UK Bus Awards Environment Award winner, Nottingham City Transport (NCT), has introduced the first of its sixty-seven brand new biogas powered double-decker buses due in 2019. The first buses entered service April 15, 2019, and will be followed by additional buses by the early summer. Later in the year, five further routes will receive these low emission, biogas double deck buses, increasing the total to 120 operating in the city by Christmas 2019.

In the United Kingdom (UK), Nottingham City Transport (NCT), has introduced the first of its sixty-seven brand new biogas powered double-decker buses due in 2019. The first buses entered service April 15, 2019, and will be followed by additional buses to bring the total to 120 operating in the city by Christmas 2019 (photo courtesy NCT).

As announced in February 2019, the GBP20 million (≈ EUR 23 million) investment in 67 new biogas buses is supported by GBP1.12 million (≈ EUR 1.29 million) of funding from the Office of Low Emission Vehicles (OLEV), which is being used to expand the biomethane refuelling station at NCT’s main bus depot.

Alongside the introduction of the new buses, Nottingham City Transport (NCT) is continuing with a programme of retrofitting the Baumot exhaust treatment system to 180 diesel buses, which will reduce their emissions to the same Euro VI levels as the new gas buses, which has been made possible through funding applied for by Nottingham City Council and Nottinghamshire County Council.

The arrival of a further 67 biogas double decks and the retrofitting of our younger diesel buses with exhaust treatment technology will see our entire fleet meet the stringent and cleanest Euro VI emission standards within a year and demonstrates NCT’s commitment to improving air quality for everyone in the City, said Anthony Carver-Smith, NCT Marketing Manager.

The arrival of the new biogas double-decker buses enables NCT to withdraw just under 60 of its oldest diesel buses, as well as freeing up some of the younger diesel buses that have been fitted with the exhaust treatment system for re-deployment on other routes.

It’s great to see the ever-expanding fleet of gas buses on Nottingham’s streets servicing more neighbourhoods.

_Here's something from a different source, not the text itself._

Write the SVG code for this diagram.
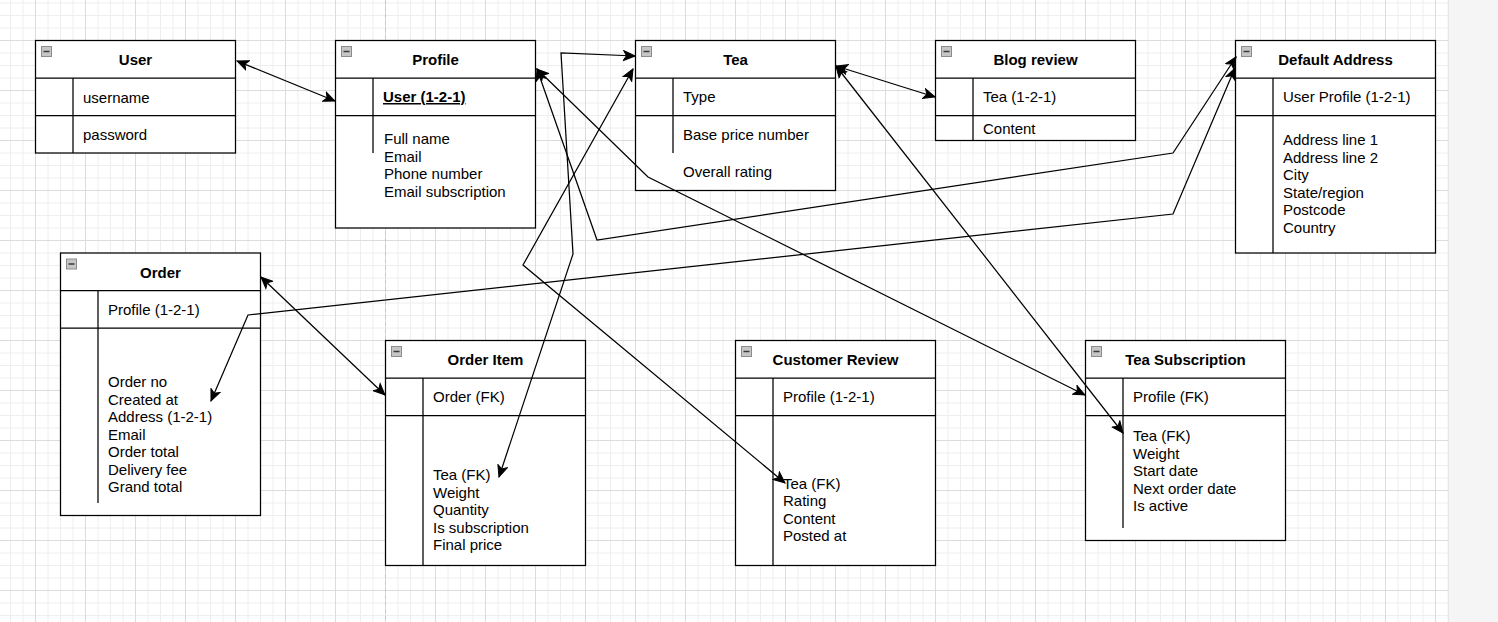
<svg xmlns="http://www.w3.org/2000/svg" xmlns:xlink="http://www.w3.org/1999/xlink" width="1498" height="622" viewBox="0 0 1498 622">
<style>
.box{fill:#fff;stroke:#000;stroke-width:1.25}
.ln{stroke:#000;stroke-width:1.25;fill:none}
.t{font-family:"Liberation Sans",Arial,sans-serif;font-size:15px;fill:#000}
.h{font-weight:bold;text-anchor:middle}
.u{font-weight:bold;text-decoration:underline}
.ic{fill:#c6c6c6;stroke:#8c8c8c;stroke-width:1}
.icl{stroke:#3a3a3a;stroke-width:1.5}
.c{stroke:#000;stroke-width:1.25;fill:none;marker-start:url(#a);marker-end:url(#a)}
</style>
<defs>
<pattern id="g" x="35" y="40" width="50" height="50" patternUnits="userSpaceOnUse">
<path d="M13,0V50M25.5,0V50M38,0V50M0,13H50M0,25.5H50M0,38H50" stroke="#eeeeee" stroke-width="1" fill="none"/>
<path d="M0.5,0V50M0,0.5H50" stroke="#dcdcdc" stroke-width="1" fill="none"/>
</pattern>
<marker id="a" viewBox="-12 -6 13 12" refX="0" refY="0" markerWidth="13" markerHeight="12" markerUnits="userSpaceOnUse" orient="auto-start-reverse">
<path d="M0,0 L-11.5,-5 L-8.5,0 L-11.5,5 Z" fill="#000" stroke="#000" stroke-width="1"/>
</marker>
<g id="icon">
<rect class="ic" x="6" y="6" width="10" height="10"/>
<line class="icl" x1="8" y1="11" x2="14" y2="11"/>
</g>
</defs>

<rect x="0" y="0" width="1498" height="622" fill="#fff"/>
<rect x="0" y="0" width="1448" height="622" fill="url(#g)"/>
<rect x="1448" y="0" width="50" height="622" fill="#f5f5f5"/>
<line x1="1448.5" y1="0" x2="1448.5" y2="622" stroke="#e6e6e6" stroke-width="1"/>
<line x1="385.5" y1="0" x2="385.5" y2="622" stroke="#c8c8c8" stroke-width="1" stroke-dasharray="4 3"/>

<g id="user">
<rect class="box" x="35.5" y="40.5" width="200" height="112.5"/>
<path class="ln" d="M35.5,78H235.5M35.5,115.5H235.5M73,78V153"/>
<use xlink:href="#icon" x="35.5" y="40.5"/>
<text class="t h" x="135.5" y="65">User</text>
<text class="t" x="83" y="102.5">username</text>
<text class="t" x="83" y="140">password</text>
</g>

<g id="profile">
<rect class="box" x="335.5" y="40.5" width="200" height="187.5"/>
<path class="ln" d="M335.5,78H535.5M335.5,115.5H535.5M373,78V153"/>
<use xlink:href="#icon" x="335.5" y="40.5"/>
<text class="t h" x="435.5" y="65">Profile</text>
<text class="t u" x="383" y="102">User (1-2-1)</text>
<text class="t" x="384" y="144">Full name</text>
<text class="t" x="384" y="161.5">Email</text>
<text class="t" x="384" y="179">Phone number</text>
<text class="t" x="384" y="196.5">Email subscription</text>
</g>

<g id="tea">
<rect class="box" x="635.5" y="40.5" width="200" height="150"/>
<path class="ln" d="M635.5,78H835.5M635.5,115.5H835.5M673,78V153"/>
<use xlink:href="#icon" x="635.5" y="40.5"/>
<text class="t h" x="735.5" y="65">Tea</text>
<text class="t" x="683" y="102">Type</text>
<text class="t" x="683" y="139.5">Base price number</text>
<text class="t" x="683" y="177">Overall rating</text>
</g>

<g id="blog-review">
<rect class="box" x="935.5" y="40.5" width="200" height="100"/>
<path class="ln" d="M935.5,78H1135.5M935.5,115.5H1135.5M973,78V140.5"/>
<use xlink:href="#icon" x="935.5" y="40.5"/>
<text class="t h" x="1035.5" y="65">Blog review</text>
<text class="t" x="983" y="102">Tea (1-2-1)</text>
<text class="t" x="983" y="133.5">Content</text>
</g>

<g id="default-address">
<rect class="box" x="1235.5" y="40.5" width="200" height="212.5"/>
<path class="ln" d="M1235.5,78H1435.5M1235.5,115.5H1435.5M1273,78V253"/>
<use xlink:href="#icon" x="1235.5" y="40.5"/>
<text class="t h" x="1335.5" y="65">Default Address</text>
<text class="t" x="1283" y="102">User Profile (1-2-1)</text>
<text class="t" x="1283" y="145">Address line 1</text>
<text class="t" x="1283" y="162.5">Address line 2</text>
<text class="t" x="1283" y="180">City</text>
<text class="t" x="1283" y="197.5">State/region</text>
<text class="t" x="1283" y="215">Postcode</text>
<text class="t" x="1283" y="232.5">Country</text>
</g>

<g id="order">
<rect class="box" x="60.5" y="253" width="200" height="262.5"/>
<path class="ln" d="M60.5,290.5H260.5M60.5,328H260.5M98,290.5V503"/>
<use xlink:href="#icon" x="60.5" y="253"/>
<text class="t h" x="160.5" y="277.5">Order</text>
<text class="t" x="108" y="315">Profile (1-2-1)</text>
<text class="t" x="108" y="387">Order no</text>
<text class="t" x="108" y="404.5">Created at</text>
<text class="t" x="108" y="422">Address (1-2-1)</text>
<text class="t" x="108" y="439.5">Email</text>
<text class="t" x="108" y="457">Order total</text>
<text class="t" x="108" y="474.5">Delivery fee</text>
<text class="t" x="108" y="492">Grand total</text>
</g>

<g id="order-item">
<rect class="box" x="385.5" y="340.5" width="200" height="225"/>
<path class="ln" d="M385.5,378H585.5M385.5,415.5H585.5M423,378V565.5"/>
<use xlink:href="#icon" x="385.5" y="340.5"/>
<text class="t h" x="485.5" y="365">Order Item</text>
<text class="t" x="433" y="402">Order (FK)</text>
<text class="t" x="433" y="480">Tea (FK)</text>
<text class="t" x="433" y="497.5">Weight</text>
<text class="t" x="433" y="515">Quantity</text>
<text class="t" x="433" y="532.5">Is subscription</text>
<text class="t" x="433" y="550">Final price</text>
</g>

<g id="customer-review">
<rect class="box" x="735.5" y="340.5" width="200" height="225"/>
<path class="ln" d="M735.5,378H935.5M735.5,415.5H935.5M773,378V565.5"/>
<use xlink:href="#icon" x="735.5" y="340.5"/>
<text class="t h" x="835.5" y="365">Customer Review</text>
<text class="t" x="783" y="402">Profile (1-2-1)</text>
<text class="t" x="783" y="488.5">Tea (FK)</text>
<text class="t" x="783" y="506">Rating</text>
<text class="t" x="783" y="523.5">Content</text>
<text class="t" x="783" y="541">Posted at</text>
</g>

<g id="tea-subscription">
<rect class="box" x="1085.5" y="340.5" width="200" height="200"/>
<path class="ln" d="M1085.5,378H1285.5M1085.5,415.5H1285.5M1123,378V528"/>
<use xlink:href="#icon" x="1085.5" y="340.5"/>
<text class="t h" x="1185.5" y="365">Tea Subscription</text>
<text class="t" x="1133" y="402">Profile (FK)</text>
<text class="t" x="1133" y="441">Tea (FK)</text>
<text class="t" x="1133" y="458.5">Weight</text>
<text class="t" x="1133" y="476">Start date</text>
<text class="t" x="1133" y="493.5">Next order date</text>
<text class="t" x="1133" y="511">Is active</text>
</g>

<g id="connectors">
<path class="c" d="M237,61L335,101"/>
<path class="c" d="M635,56L561,53L573,254L499,477"/>
<path class="c" d="M633,69L523,265L785,483"/>
<path class="c" d="M537,69L597,240L1173,153L1236,57"/>
<path class="c" d="M537,69L648,177L1085,395"/>
<path class="c" d="M211,401L248,315L1173,214L1235,68"/>
<path class="c" d="M261,277L385,395"/>
<path class="c" d="M836,66L935,97"/>
<path class="c" d="M836,66L1123,433"/>
</g>
</svg>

Not only will more city residents benefit from more pleasant journeys on new buses, but the cleaner engines are helping to improve Nottingham’s air quality, said Richard Wellings, Principal Public Transport Officer at Nottingham City Council.

By the end of the year, the oldest bus in the fleet will be 2010 registered, with NCT’s average age one of the youngest in the UK, at less than 5 years old.